I second the first post. We live in town within walking distance of my favorite 4: the library, the grocery store, the park, and a bus stop. My mother and father just recently bought a house in the burbs and it is so lame driving way out there. If we do take the bus out there it takes at least 45 min.(15 by car) and then we have to walk 2 miles after we get off the bus. Crazy I tell you..
Six years ago our family decided that we didn’t want to spend the rest of our lives in the car and moved into the city. The smaller house (a 1912 bungalow) is three blocks from three grocery stores, one of the local arthouse cinemas, a yoga studio, our vet’s office and the biggest urban green space in the city. Two of us now telecommute and one takes the bus to the university (stop across the street; light rail runs until 1, night buses until 3).
There are home grocery and dairy deliveries (our local dairy is introducing organic produce boxes!), used CD/DVD exchanges/bookstores, thrift stores that do home pickups, and a nationally recognized library that’s five minutes away by public transit.
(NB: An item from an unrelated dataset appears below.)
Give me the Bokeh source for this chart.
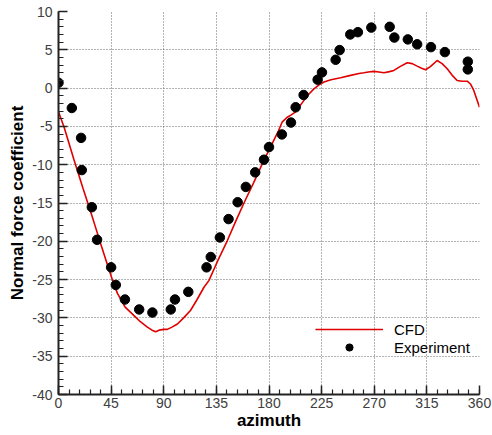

One car is ample for three adults (if Zipcar was available here, it would be gone); next spring we’re tearing out the carport and alley parking spaces that are taking up half of the square footage in the back garden and putting in raised vegetable beds. That will still leave the off-street garage so important in an urban neighborhood — but it’s my belief that as energy usage begins to move away from individually owned large-scale transport, the next people to own this house will be converting that large space into a workshop: three of my neighbors have done just that.